*Exercise instructions*
Reproduce, word for word, the span of lines starting at the line holding "Emit a Python" and ending at the line holding "c5_y = [40.33, 42.54, 43.92, 37.29, 26.24, 16.30, 6.91, 0.0]". Omit every picture.

*Record excerpts*
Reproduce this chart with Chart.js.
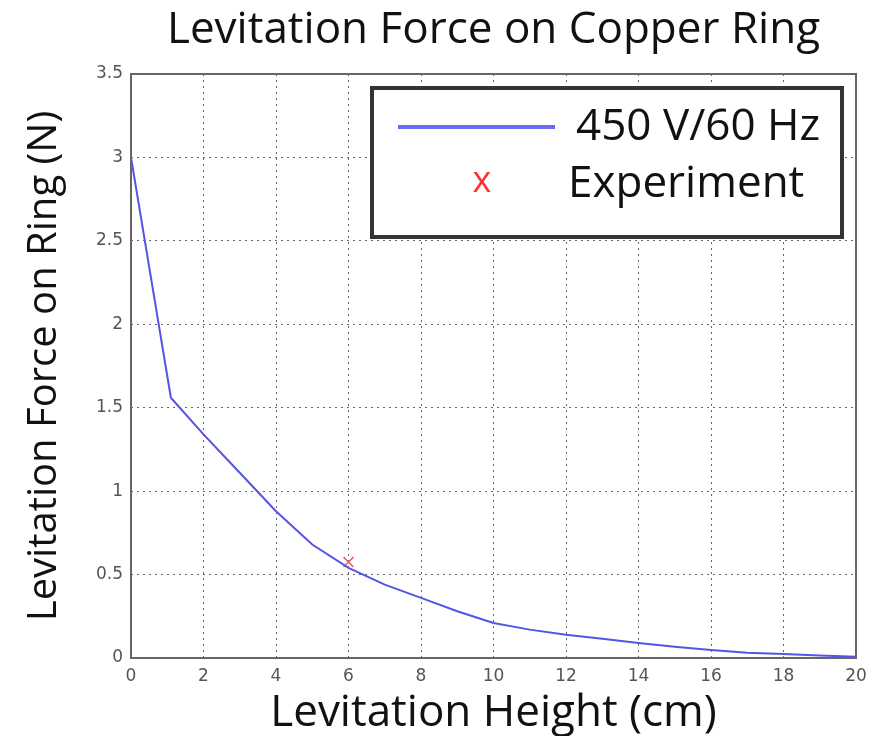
<!DOCTYPE html>
<html>
<head>
<meta charset="utf-8">
<script src="https://cdn.jsdelivr.net/npm/chart.js@4.4.0/dist/chart.umd.min.js"></script>
<style>
    html, body { margin: 0; padding: 0; background: #fff; }
</style>
</head>
<body>
<canvas id="forceChart" width="883" height="736"></canvas>
<script>
// Simulated curve: levitation height (cm) vs force (N)
const heights = [0, 1.1, 2, 3, 4, 5, 6, 7, 8, 9, 10, 11, 12, 13, 14, 15, 16, 17, 18, 19, 20];
const forces = [3.0, 1.56, 1.34, 1.11, 0.88, 0.68, 0.54, 0.44, 0.36, 0.28, 0.21, 0.17, 0.14, 0.115, 0.09, 0.068, 0.048, 0.032, 0.024, 0.015, 0.008];

// Measured point
const expHeights = [6];
const expForces = [0.575];

const xTickValues = [0, 2, 4, 6, 8, 10, 12, 14, 16, 18, 20];
const yTickValues = [0, 0.5, 1, 1.5, 2, 2.5, 3, 3.5];
const seriesNames = ['450 V/60 Hz', 'Experiment'];

const textFont = '"Open Sans", Lato, sans-serif';
const tickFont = { family: '"DejaVu Sans", sans-serif', size: 17 };

// frame round the plot and the legend box inside it
const frameAndLegend = {
    id: 'frameAndLegend',
    afterDatasetsDraw(chart) {
        const ctx = chart.ctx;
        const area = chart.chartArea;
        ctx.save();
        ctx.strokeStyle = '#666';
        ctx.lineWidth = 2;
        ctx.strokeRect(area.left, area.top, area.right - area.left, area.bottom - area.top);

        const boxW = 470, boxH = 149;
        const bx = area.right - 14 - boxW;
        const by = area.top + 14;
        ctx.fillStyle = '#fff';
        ctx.fillRect(bx, by, boxW, boxH);
        ctx.strokeStyle = '#333';
        ctx.lineWidth = 4;
        ctx.strokeRect(bx, by, boxW, boxH);

        const line = chart.data.datasets[0];
        const exp = chart.data.datasets[1];

        ctx.strokeStyle = '#6a6af5';
        ctx.lineWidth = 4;
        ctx.beginPath();
        ctx.moveTo(bx + 26, by + 39);
        ctx.lineTo(bx + 183, by + 39);
        ctx.stroke();

        ctx.fillStyle = '#111';
        ctx.font = '44px ' + textFont;
        ctx.textBaseline = 'middle';
        ctx.textAlign = 'left';
        ctx.fillText(line.label, bx + 204, by + 39);
        ctx.fillText(exp.label, bx + 196, by + 96);

        ctx.fillStyle = '#ff3030';
        ctx.font = '36px ' + textFont;
        ctx.textAlign = 'center';
        ctx.fillText('x', bx + 110, by + 94);
        ctx.restore();
    }
};

new Chart(document.getElementById('forceChart'), {
    type: 'scatter',
    data: {
        datasets: [{
            label: seriesNames[0],
            data: heights.map((h, i) => ({ x: h, y: forces[i] })),
            showLine: true,
            borderColor: '#5454e6',
            borderWidth: 2,
            pointRadius: 0,
            tension: 0
        }, {
            label: seriesNames[1],
            data: expHeights.map((h, i) => ({ x: h, y: expForces[i] })),
            showLine: false,
            pointStyle: 'crossRot',
            pointRadius: 7,
            borderColor: '#e86060',
            borderWidth: 1.5
        }]
    },
    options: {
        responsive: false,
        animation: false,
        devicePixelRatio: 1,
        layout: { padding: { left: 0, right: 27, top: 0, bottom: 0 } },
        plugins: {
            legend: { display: false },
            tooltip: { enabled: false },
            title: {
                display: true,
                fullSize: false,
                text: 'Levitation Force on Copper Ring',
                color: '#111',
                font: { family: textFont, size: 44, weight: 'normal', lineHeight: 1.2 },
                padding: { top: 4, bottom: 17.2 }
            }
        },
        scales: {
            x: {
                type: 'linear',
                min: 0,
                max: 20,
                afterFit: s => { s.height = 78; },
                afterBuildTicks: s => { s.ticks = xTickValues.map(v => ({ value: v })); },
                ticks: { color: '#555', font: tickFont, padding: 8, maxRotation: 0, callback: v => String(v) },
                grid: { color: '#666', drawTicks: false, lineWidth: 1 },
                border: { display: false, dash: [2, 4] },
                title: {
                    display: true,
                    text: 'Levitation Height (cm)',
                    color: '#111',
                    font: { family: textFont, size: 44, lineHeight: 1 },
                    padding: { top: 0, bottom: 1 }
                }
            },
            y: {
                type: 'linear',
                min: 0,
                max: 3.5,
                afterFit: s => { s.width = 131; },
                afterBuildTicks: s => { s.ticks = yTickValues.map(v => ({ value: v })); },
                ticks: { color: '#555', font: tickFont, padding: 8, callback: v => String(v) },
                grid: { color: '#666', drawTicks: false, lineWidth: 1 },
                border: { display: false, dash: [2, 4] },
                title: {
                    display: true,
                    text: 'Levitation Force on Ring (N)',
                    color: '#111',
                    font: { family: textFont, size: 40, lineHeight: 1.2 },
                    padding: { top: 21, bottom: 0 }
                }
            }
        }
    },
    plugins: [frameAndLegend]
});
</script>
</body>
</html>
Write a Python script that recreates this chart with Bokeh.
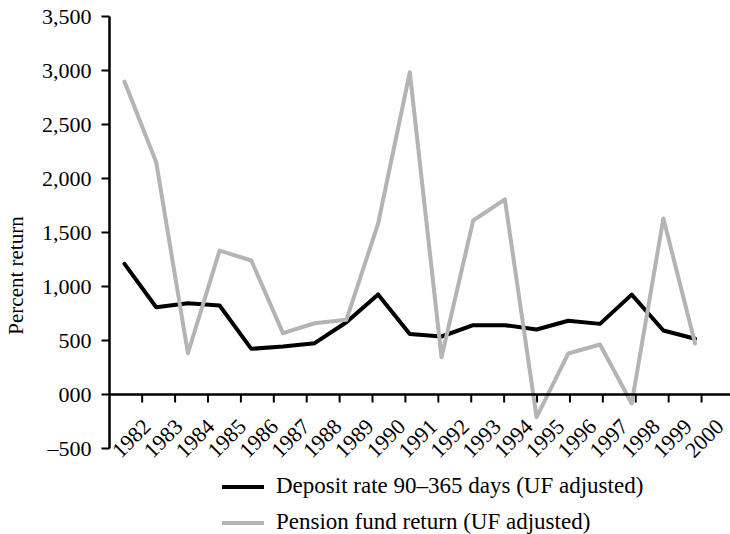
import math
from bokeh.plotting import figure
from bokeh.models import FixedTicker, Span, Legend, LegendItem
from bokeh.core.properties import value
from bokeh.embed import file_html
from bokeh.resources import INLINE

# ---- data ----
years = ["1982", "1983", "1984", "1985", "1986", "1987", "1988", "1989", "1990", "1991",
         "1992", "1993", "1994", "1995", "1996", "1997", "1998", "1999", "2000"]
deposit = [1210, 808, 845, 824, 423, 444, 475, 669, 926, 560,
           537, 642, 642, 602, 683, 654, 925, 593, 516]
pension = [2898, 2151, 382, 1333, 1241, 568, 660, 692, 1581, 2984,
           345, 1611, 1806, -210, 380, 463, -83, 1630, 472]
y_ticks = [-500, 0, 500, 1000, 1500, 2000, 2500, 3000, 3500]
y_tick_labels = ["\u2013500", "000", "500", "1,000", "1,500", "2,000", "2,500", "3,000", "3,500"]
series_names = ["Deposit rate 90\u2013365 days (UF adjusted)", "Pension fund return (UF adjusted)"]

FONT = "Liberation Serif"
idx = list(range(len(years)))

W, H = 730, 534
TOP, LEFT = 16, 109
px_per_unit = 432 / 4000.0
y_bottom = 3500 - (H - TOP) / px_per_unit

p = figure(width=W, height=H, x_range=(-0.473, 19.117), y_range=(y_bottom, 3500),
           output_backend="svg", toolbar_location=None, x_axis_location=None,
           min_border_left=LEFT, min_border_right=0, min_border_top=TOP, min_border_bottom=0)
p.outline_line_color = None
p.grid.visible = False
p.background_fill_color = "white"

# y axis
ya = p.yaxis[0]
ya.ticker = FixedTicker(ticks=y_ticks)
ya.major_label_overrides = {t: s for t, s in zip(y_ticks, y_tick_labels)}
ya.bounds = (y_ticks[0], y_ticks[-1])
ya.axis_line_width = 2.5
ya.axis_line_color = "black"
ya.major_tick_line_width = 2
ya.major_tick_line_color = "black"
ya.major_tick_out = 8
ya.major_tick_in = 0
ya.minor_tick_line_color = None
ya.major_label_standoff = 10
ya.major_label_text_font = FONT
ya.major_label_text_font_size = "22px"
ya.major_label_text_color = "black"
ya.axis_label = "Percent return"
ya.axis_label_text_font = FONT
ya.axis_label_text_font_size = "21px"
ya.axis_label_text_font_style = "normal"
ya.axis_label_text_color = "black"
ya.axis_label_standoff = 11

# x axis drawn at y = 0 inside the frame
tick_len = 8 / px_per_unit
tick_x = [0.558 + 1.038 * k for k in range(len(years) - 1)]
label_x = [0.716 + 1.004 * i for i in idx]
p.add_layout(Span(location=0, dimension="width", line_color="black", line_width=2.5))
p.segment(x0=tick_x, y0=[0] * len(tick_x), x1=tick_x, y1=[-tick_len] * len(tick_x),
          line_color="black", line_width=2)
p.text(x=label_x, y=[-28.5 / px_per_unit] * len(years), text=years, angle=math.pi / 4,
       text_align="right", text_baseline="middle", text_font=value(FONT),
       text_font_size="22px", text_color="black")

# series
r_dep = p.line(idx, deposit, line_color="black", line_width=4, line_join="round", line_cap="round")
r_pen = p.line(idx, pension, line_color="#b4b4b4", line_width=4, line_join="round", line_cap="round")

legend = Legend(items=[LegendItem(label=series_names[0], renderers=[r_dep]),
                       LegendItem(label=series_names[1], renderers=[r_pen])],
                location=(113, -1), orientation="vertical", glyph_width=42, glyph_height=25,
                label_standoff=12, spacing=10, padding=0, margin=0, label_height=25,
                border_line_color=None, background_fill_alpha=0,
                label_text_font=FONT, label_text_font_size="23px", label_text_color="black")
p.add_layout(legend)

open("out.html", "w").write(file_html(p, INLINE))
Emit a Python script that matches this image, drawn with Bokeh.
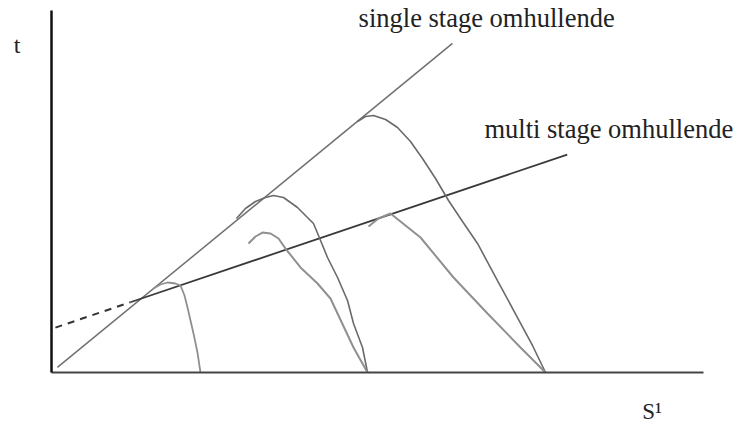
from bokeh.plotting import figure
from bokeh.models import Label, Range1d, FixedTicker
from bokeh.embed import file_html
from bokeh.resources import INLINE

# ---- data (arbitrary units: S1 on x, t on y) ----
single_x = [0.9, 61.5]
single_y = [1.4, 90.9]

multi_dash_x = [0.6, 12.1]
multi_dash_y = [12.4, 19.4]
multi_x = [12.1, 79.1]
multi_y = [19.4, 60.2]

c1_x = [15.64, 16.72, 17.79, 19.02, 19.79, 20.40, 20.86, 21.78, 22.39, 22.85]
c1_y = [23.20, 24.31, 24.86, 24.59, 24.03, 21.27, 17.96, 10.77, 5.52, 0.0]

c2_x = [28.37, 29.75, 31.29, 32.82, 34.05, 35.58, 37.73, 40.18, 40.95, 42.33, 43.87, 45.40, 46.32, 47.70, 48.47]
c2_y = [42.54, 45.30, 47.24, 48.34, 48.90, 48.34, 45.58, 41.16, 37.85, 31.77, 26.24, 19.89, 13.54, 6.91, 0.0]

c3_x = [30.21, 31.29, 32.36, 33.59, 34.82, 35.89, 38.19, 40.80, 42.79, 43.87, 46.32, 48.47]
c3_y = [35.64, 37.57, 38.67, 38.40, 37.02, 34.25, 29.01, 24.59, 20.44, 16.30, 6.91, 0.0]

c4_x = [46.93, 48.16, 49.39, 51.23, 53.07, 55.06, 56.90, 58.90, 60.89, 63.04, 65.34, 68.40, 71.47, 73.77, 75.77]
c4_y = [69.34, 70.72, 71.00, 69.89, 67.68, 63.81, 59.12, 53.59, 47.51, 41.71, 35.64, 25.41, 15.19, 7.46, 0.0]

c5_x = [48.62, 50.15, 51.99, 56.60, 61.66, 66.87, 71.93, 75.77]
c5_y = [40.33, 42.54, 43.92, 37.29, 26.24, 16.30, 6.91, 0.0]

axis_bounds = (0, 100)

FONT = "Liberation Serif"

W, H = 741, 427
p = figure(width=W, height=H, output_backend="svg", toolbar_location=None,
           x_range=Range1d(-51 / 6.52, (W - 51) / 6.52),
           y_range=Range1d((372 - H) / 3.62, 372 / 3.62),
           min_border=0, min_border_left=0, min_border_right=0,
           min_border_top=0, min_border_bottom=0)
p.outline_line_color = None
p.grid.visible = False
p.background_fill_color = "white"
p.border_fill_color = "white"

for ax in (p.xaxis[0], p.yaxis[0]):
    ax.ticker = FixedTicker(ticks=[])
    ax.major_tick_line_color = None
    ax.minor_tick_line_color = None
    ax.major_tick_out = 0
    ax.major_tick_in = 0
    ax.minor_tick_out = 0
    ax.minor_tick_in = 0
    ax.major_label_standoff = 0
    ax.fixed_location = 0
    ax.bounds = axis_bounds
p.yaxis[0].axis_line_color = "#111111"
p.yaxis[0].axis_line_width = 2.5
p.xaxis[0].axis_line_color = "#444444"
p.xaxis[0].axis_line_width = 2

# envelopes
p.line(single_x, single_y, line_color="#707070", line_width=1.5)
p.line(multi_dash_x, multi_dash_y, line_color="#333333", line_width=2, line_dash="7 6")
p.line(multi_x, multi_y, line_color="#3a3a3a", line_width=1.8)

# curves
p.line(c1_x, c1_y, line_color="#909090", line_width=1.8)
p.line(c2_x, c2_y, line_color="#6a6a6a", line_width=1.6)
p.line(c3_x, c3_y, line_color="#909090", line_width=2.0)
p.line(c4_x, c4_y, line_color="#6a6a6a", line_width=1.6)
p.line(c5_x, c5_y, line_color="#909090", line_width=2.0)

# texts
def lab(x, y, t, size):
    p.add_layout(Label(x=x, y=y, text=t, text_font=FONT, text_font_size=size,
                       text_color="#222222", text_baseline="alphabetic", text_align="left"))

lab(47.1, 97.8, "single stage omhullende", "26.5px")
lab(66.4, 67.3, "multi stage omhullende", "26.5px")
lab(-5.8, 90.6, "t", "24px")
lab(90.6, -10.9, "S\u00b9", "23px")

open("out.html", "w").write(file_html(p, INLINE))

*The response*
Emit a Python script that matches this image, drawn with Bokeh.
from bokeh.plotting import figure
from bokeh.models import Label, Range1d, FixedTicker
from bokeh.embed import file_html
from bokeh.resources import INLINE

# ---- data (arbitrary units: S1 on x, t on y) ----
single_x = [0.9, 61.5]
single_y = [1.4, 90.9]

multi_dash_x = [0.6, 12.1]
multi_dash_y = [12.4, 19.4]
multi_x = [12.1, 79.1]
multi_y = [19.4, 60.2]

c1_x = [15.64, 16.72, 17.79, 19.02, 19.79, 20.40, 20.86, 21.78, 22.39, 22.85]
c1_y = [23.20, 24.31, 24.86, 24.59, 24.03, 21.27, 17.96, 10.77, 5.52, 0.0]

c2_x = [28.37, 29.75, 31.29, 32.82, 34.05, 35.58, 37.73, 40.18, 40.95, 42.33, 43.87, 45.40, 46.32, 47.70, 48.47]
c2_y = [42.54, 45.30, 47.24, 48.34, 48.90, 48.34, 45.58, 41.16, 37.85, 31.77, 26.24, 19.89, 13.54, 6.91, 0.0]

c3_x = [30.21, 31.29, 32.36, 33.59, 34.82, 35.89, 38.19, 40.80, 42.79, 43.87, 46.32, 48.47]
c3_y = [35.64, 37.57, 38.67, 38.40, 37.02, 34.25, 29.01, 24.59, 20.44, 16.30, 6.91, 0.0]

c4_x = [46.93, 48.16, 49.39, 51.23, 53.07, 55.06, 56.90, 58.90, 60.89, 63.04, 65.34, 68.40, 71.47, 73.77, 75.77]
c4_y = [69.34, 70.72, 71.00, 69.89, 67.68, 63.81, 59.12, 53.59, 47.51, 41.71, 35.64, 25.41, 15.19, 7.46, 0.0]

c5_x = [48.62, 50.15, 51.99, 56.60, 61.66, 66.87, 71.93, 75.77]
c5_y = [40.33, 42.54, 43.92, 37.29, 26.24, 16.30, 6.91, 0.0]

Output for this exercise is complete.